NATIONAL HARBOR, Md. — At a time when bipartisan cooperation on making changes to the nation's health care delivery system is virtually nonexistent, it is time to take politics out of it, one governor says.
“This does not have to be a partisan fight. There is nothing partisan about delivering health care,” Oregon Gov. John Kitzhaber said Wednesday at the 11th annual World Health Care Congress in National Harbor, Md.
The focus of political leaders and others needs to be on how health care can be delivered in a more cost-efficient way — one that does not “bankrupt” states and other purchasers of health services, Gov. Kitzhaber said.
“It is about redesign of the delivery model,” he said.
One simple but potentially huge cost-saving step, he said, is finding new but simple ways, such as better coordination of care, to reduce the likelihood of individuals ending up in the hospital to treat problems.
On the preventive care side, Gov. Kitzhaber suggested that more financial incentives be given to medical school students to encourage them to become primary care physicians.

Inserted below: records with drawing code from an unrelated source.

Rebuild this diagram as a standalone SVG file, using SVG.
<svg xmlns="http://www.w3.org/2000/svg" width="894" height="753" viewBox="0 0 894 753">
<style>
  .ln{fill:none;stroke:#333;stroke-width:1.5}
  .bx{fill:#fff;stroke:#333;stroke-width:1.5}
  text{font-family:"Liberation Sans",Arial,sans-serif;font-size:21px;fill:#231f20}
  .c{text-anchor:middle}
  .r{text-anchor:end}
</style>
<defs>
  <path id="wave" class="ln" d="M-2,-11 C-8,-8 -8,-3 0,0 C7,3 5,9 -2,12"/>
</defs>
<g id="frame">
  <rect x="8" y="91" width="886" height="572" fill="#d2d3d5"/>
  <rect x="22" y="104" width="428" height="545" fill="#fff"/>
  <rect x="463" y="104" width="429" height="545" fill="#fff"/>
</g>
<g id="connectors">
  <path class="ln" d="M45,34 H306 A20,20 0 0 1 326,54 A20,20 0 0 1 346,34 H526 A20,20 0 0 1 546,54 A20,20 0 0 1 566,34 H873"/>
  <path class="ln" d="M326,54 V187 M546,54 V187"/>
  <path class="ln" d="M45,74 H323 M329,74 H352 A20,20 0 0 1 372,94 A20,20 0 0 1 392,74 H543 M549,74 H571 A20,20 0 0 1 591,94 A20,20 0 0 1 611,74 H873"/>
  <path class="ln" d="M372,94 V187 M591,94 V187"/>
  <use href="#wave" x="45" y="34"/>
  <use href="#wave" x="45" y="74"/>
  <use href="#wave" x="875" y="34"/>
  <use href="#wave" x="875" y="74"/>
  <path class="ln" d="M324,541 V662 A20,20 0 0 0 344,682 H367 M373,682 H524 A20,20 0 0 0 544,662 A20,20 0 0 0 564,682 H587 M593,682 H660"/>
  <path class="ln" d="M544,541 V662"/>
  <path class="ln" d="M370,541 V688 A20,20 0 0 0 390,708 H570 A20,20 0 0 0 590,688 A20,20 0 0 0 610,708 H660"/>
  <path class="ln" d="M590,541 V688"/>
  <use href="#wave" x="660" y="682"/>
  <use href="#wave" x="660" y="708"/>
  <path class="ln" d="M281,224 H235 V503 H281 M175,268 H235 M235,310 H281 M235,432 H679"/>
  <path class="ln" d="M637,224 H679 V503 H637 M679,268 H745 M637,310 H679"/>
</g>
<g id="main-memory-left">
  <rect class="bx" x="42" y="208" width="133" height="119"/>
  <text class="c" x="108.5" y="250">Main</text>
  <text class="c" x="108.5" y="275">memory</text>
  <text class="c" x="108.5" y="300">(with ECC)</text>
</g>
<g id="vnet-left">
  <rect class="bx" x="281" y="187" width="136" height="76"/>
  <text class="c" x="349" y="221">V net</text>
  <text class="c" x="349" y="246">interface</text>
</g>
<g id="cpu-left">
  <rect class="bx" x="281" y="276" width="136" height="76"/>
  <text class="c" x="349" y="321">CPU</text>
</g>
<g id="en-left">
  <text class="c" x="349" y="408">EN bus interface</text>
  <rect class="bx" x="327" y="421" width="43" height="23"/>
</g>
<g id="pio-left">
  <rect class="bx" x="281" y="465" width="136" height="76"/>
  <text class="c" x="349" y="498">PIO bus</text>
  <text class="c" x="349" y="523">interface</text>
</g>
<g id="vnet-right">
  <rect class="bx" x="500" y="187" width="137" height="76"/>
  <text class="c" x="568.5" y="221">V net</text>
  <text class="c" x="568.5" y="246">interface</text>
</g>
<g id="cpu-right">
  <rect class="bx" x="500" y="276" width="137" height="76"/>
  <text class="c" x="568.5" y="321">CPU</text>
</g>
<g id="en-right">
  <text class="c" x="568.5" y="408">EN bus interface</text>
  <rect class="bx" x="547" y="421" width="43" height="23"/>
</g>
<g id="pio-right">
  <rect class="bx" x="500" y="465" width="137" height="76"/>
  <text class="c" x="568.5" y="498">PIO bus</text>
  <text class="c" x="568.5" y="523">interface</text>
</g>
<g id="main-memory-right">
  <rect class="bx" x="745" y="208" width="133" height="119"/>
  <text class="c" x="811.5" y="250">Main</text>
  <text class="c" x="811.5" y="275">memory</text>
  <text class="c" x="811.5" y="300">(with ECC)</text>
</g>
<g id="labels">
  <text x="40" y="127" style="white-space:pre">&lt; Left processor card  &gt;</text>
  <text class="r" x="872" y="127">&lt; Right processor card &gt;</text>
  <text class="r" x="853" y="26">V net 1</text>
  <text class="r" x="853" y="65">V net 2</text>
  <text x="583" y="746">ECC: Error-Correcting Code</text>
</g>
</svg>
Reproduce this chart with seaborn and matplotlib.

While there has been much speculation on how the health care reform law is leading to higher health insurance rates, Gov. Kitzhaber said cost increases also were a big problem in the era before the Patient Protection and Affordable Care Act.
“People without health insurance went to the hospital. Everyone's rates went up,” he said.
Gov. Kitzhaber acknowledged that Oregon — one of 14 states that elected to run its own health care exchange — had significant problems when individuals tried to enroll online for coverage.
“We were assured by experts that (online enrollment) would work. But at the 11th hour we realized” it would not, he said. Ultimately, exchange enrollment was done manually, he said. As of March, 1 — the most recent date public information is available — nearly 39,000 individuals were enrolled in the Oregon exchange.
Enrollment problems aside, a positive result of the exchange has been to increase competition among health insurers, he said.